Exercise prompt →
Without the pictures, print the lines running from the beginning of the material to the line containing "from matplotlib.ticker import", both ends included.

____________________

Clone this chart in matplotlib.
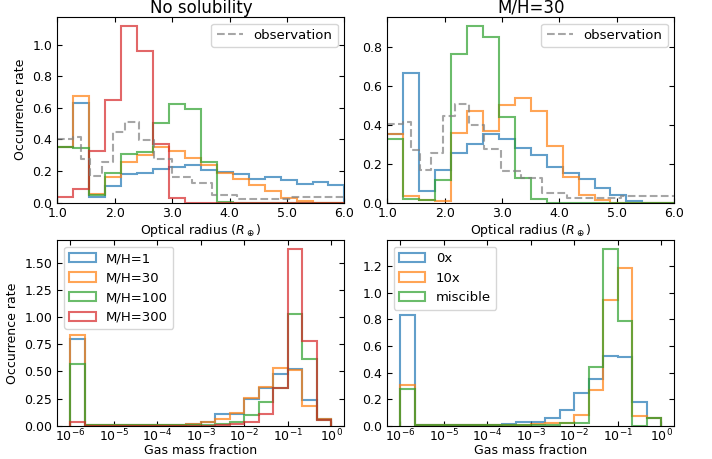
import numpy as np
import matplotlib
matplotlib.use('Agg')
import matplotlib.pyplot as plt
from matplotlib.ticker import FormatStrFormatter, NullLocator

# bin edges: 18 linear radius bins, 18 log bins in gas mass fraction
radius_edges = np.linspace(1.0, 6.0, 19)
fgas_edges = np.logspace(-6, 0, 19)

# observed radius distribution (log-spaced bins)
obs_edges = [1.0, 1.278, 1.421, 1.57, 1.77, 1.965, 2.18, 2.43, 2.69, 2.99,
             3.337, 3.69, 4.13, 4.58, 5.07, 5.62, 6.0]
obs_rate = [0.405, 0.413, 0.273, 0.168, 0.257, 0.444, 0.508, 0.398, 0.275,
            0.164, 0.125, 0.048, 0.025, 0.023, 0.035, 0.033]

# no solubility, optical radius
nosol_r_mh1 = [0.35, 0.633, 0.032, 0.104, 0.18, 0.19, 0.21, 0.227, 0.235,
               0.205, 0.195, 0.178, 0.148, 0.163, 0.144, 0.119, 0.131, 0.114]
nosol_r_mh30 = [0.35, 0.672, 0.055, 0.161, 0.258, 0.30, 0.35, 0.328, 0.284,
                0.24, 0.19, 0.148, 0.114, 0.072, 0.03, 0.008, 0.0, 0.0]
nosol_r_mh100 = [0.35, 0.347, 0.047, 0.184, 0.305, 0.322, 0.506, 0.627, 0.595,
                 0.258, 0.004, 0.0, 0.0, 0.0, 0.0, 0.0, 0.0, 0.0]
nosol_r_mh300 = [0.036, 0.087, 0.324, 0.65, 1.12, 0.958, 0.37, 0.03, 0.0,
                 0.0, 0.0, 0.0, 0.0, 0.0, 0.0, 0.0, 0.0, 0.0]

# M/H=30, optical radius
mh30_r_0x = [0.353, 0.667, 0.058, 0.165, 0.257, 0.302, 0.352, 0.327, 0.283,
             0.245, 0.184, 0.15, 0.12, 0.075, 0.041, 0.01, 0.0, 0.0]
mh30_r_10x = [0.353, 0.033, 0.015, 0.01, 0.36, 0.472, 0.37, 0.50, 0.536,
              0.469, 0.291, 0.133, 0.038, 0.012, 0.0, 0.0, 0.0, 0.0]
mh30_r_misc = [0.327, 0.02, 0.015, 0.117, 0.765, 0.91, 0.853, 0.44, 0.127,
               0.02, 0.0, 0.0, 0.0, 0.0, 0.0, 0.0, 0.0, 0.0]

# no solubility, gas mass fraction
nosol_f_mh1 = [0.80, 0.005, 0.005, 0.005, 0.005, 0.005, 0.005, 0.005, 0.02,
               0.03, 0.11, 0.11, 0.25, 0.343, 0.475, 0.52, 0.233, 0.06]
nosol_f_mh30 = [0.83, 0.005, 0.005, 0.005, 0.005, 0.005, 0.005, 0.005, 0.02,
                0.03, 0.06, 0.12, 0.255, 0.355, 0.53, 0.51, 0.184, 0.06]
nosol_f_mh100 = [0.565, 0.005, 0.005, 0.005, 0.005, 0.005, 0.005, 0.005, 0.005,
                 0.01, 0.015, 0.034, 0.10, 0.218, 0.346, 1.027, 0.616, 0.055]
nosol_f_mh300 = [0.03, 0.002, 0.002, 0.002, 0.002, 0.002, 0.002, 0.002, 0.002,
                 0.002, 0.005, 0.015, 0.035, 0.107, 0.346, 1.625, 0.78, 0.055]

# M/H=30, gas mass fraction
mh30_f_0x = [0.83, 0.005, 0.005, 0.005, 0.005, 0.005, 0.005, 0.013, 0.025,
             0.03, 0.055, 0.118, 0.25, 0.352, 0.528, 0.516, 0.181, 0.058]
mh30_f_10x = [0.307, 0.005, 0.005, 0.005, 0.005, 0.005, 0.005, 0.005, 0.005,
              0.01, 0.023, 0.023, 0.08, 0.27, 0.943, 1.187, 0.073, 0.058]
mh30_f_misc = [0.277, 0.005, 0.005, 0.005, 0.005, 0.005, 0.005, 0.005, 0.005,
               0.005, 0.005, 0.018, 0.018, 0.443, 1.33, 0.79, 0.0, 0.058]

nosol_labels = ['M/H=1', 'M/H=30', 'M/H=100', 'M/H=300']
mh30_labels = ['0x', '10x', 'miscible']
colors = ['tab:blue', 'tab:orange', 'tab:green', 'tab:red']


def step_hist(ax, edges, values, color, label=None, log=False):
    edges = np.asarray(edges)
    if log:
        centers = np.sqrt(edges[:-1] * edges[1:])
    else:
        centers = 0.5 * (edges[:-1] + edges[1:])
    ax.hist(centers, bins=edges, weights=values, histtype='step',
            color=color, alpha=0.7, lw=1.5, label=label)


def plot_obs(ax):
    y = np.append(obs_rate, obs_rate[-1])
    ax.step(obs_edges, y, where='post', color='gray', ls='--', lw=1.5,
            alpha=0.7, label='observation')


fig, axes = plt.subplots(2, 2, figsize=(7.12, 4.59), dpi=100)
plt.subplots_adjust(left=0.0805, right=0.947, top=0.963, bottom=0.0725,
                    wspace=0.149, hspace=0.203)

# top row: optical radius
ax = axes[0, 0]
for vals, c in zip([nosol_r_mh1, nosol_r_mh30, nosol_r_mh100, nosol_r_mh300], colors):
    step_hist(ax, radius_edges, vals, c)
plot_obs(ax)
ax.set_title('No solubility', fontsize=12, pad=3)
ax.set_ylabel('Occurrence rate', fontsize=9)

ax = axes[0, 1]
for vals, c in zip([mh30_r_0x, mh30_r_10x, mh30_r_misc], colors):
    step_hist(ax, radius_edges, vals, c)
plot_obs(ax)
ax.set_title('M/H=30', fontsize=12, pad=3)

for ax in axes[0]:
    ax.set_xlim(1, 6)
    ax.set_xticks(np.arange(1, 7))
    ax.xaxis.set_major_formatter(FormatStrFormatter('%.1f'))
    ax.set_xlabel(r'Optical radius ($R_\oplus$)', fontsize=9, labelpad=1)
    ax.legend(loc='upper right', fontsize=9.5)

# bottom row: gas mass fraction
ax = axes[1, 0]
for vals, c, lab in zip([nosol_f_mh1, nosol_f_mh30, nosol_f_mh100, nosol_f_mh300],
                        colors, nosol_labels):
    step_hist(ax, fgas_edges, vals, c, label=lab, log=True)
ax.set_yticks(np.arange(0, 1.51, 0.25))
ax.yaxis.set_major_formatter(FormatStrFormatter('%.2f'))
ax.set_ylabel('Occurrence rate', fontsize=9)

ax = axes[1, 1]
for vals, c, lab in zip([mh30_f_0x, mh30_f_10x, mh30_f_misc], colors, mh30_labels):
    step_hist(ax, fgas_edges, vals, c, label=lab, log=True)
ax.set_yticks(np.arange(0, 1.21, 0.2))
ax.yaxis.set_major_formatter(FormatStrFormatter('%.1f'))

for ax in axes.flat:
    ax.tick_params(direction='in', top=True, right=True, labelsize=9)

for ax in axes[1]:
    ax.set_xscale('log')
    ax.xaxis.set_minor_locator(NullLocator())
    ax.tick_params(axis='x', pad=1.5)
    ax.set_xlabel('Gas mass fraction', fontsize=9, labelpad=0)
    ax.legend(loc='upper left', fontsize=9.5)

fig.savefig('out.png', dpi=100)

____________________

Finished answer →
Clone this chart in matplotlib.
import numpy as np
import matplotlib
matplotlib.use('Agg')
import matplotlib.pyplot as plt
from matplotlib.ticker import FormatStrFormatter, NullLocator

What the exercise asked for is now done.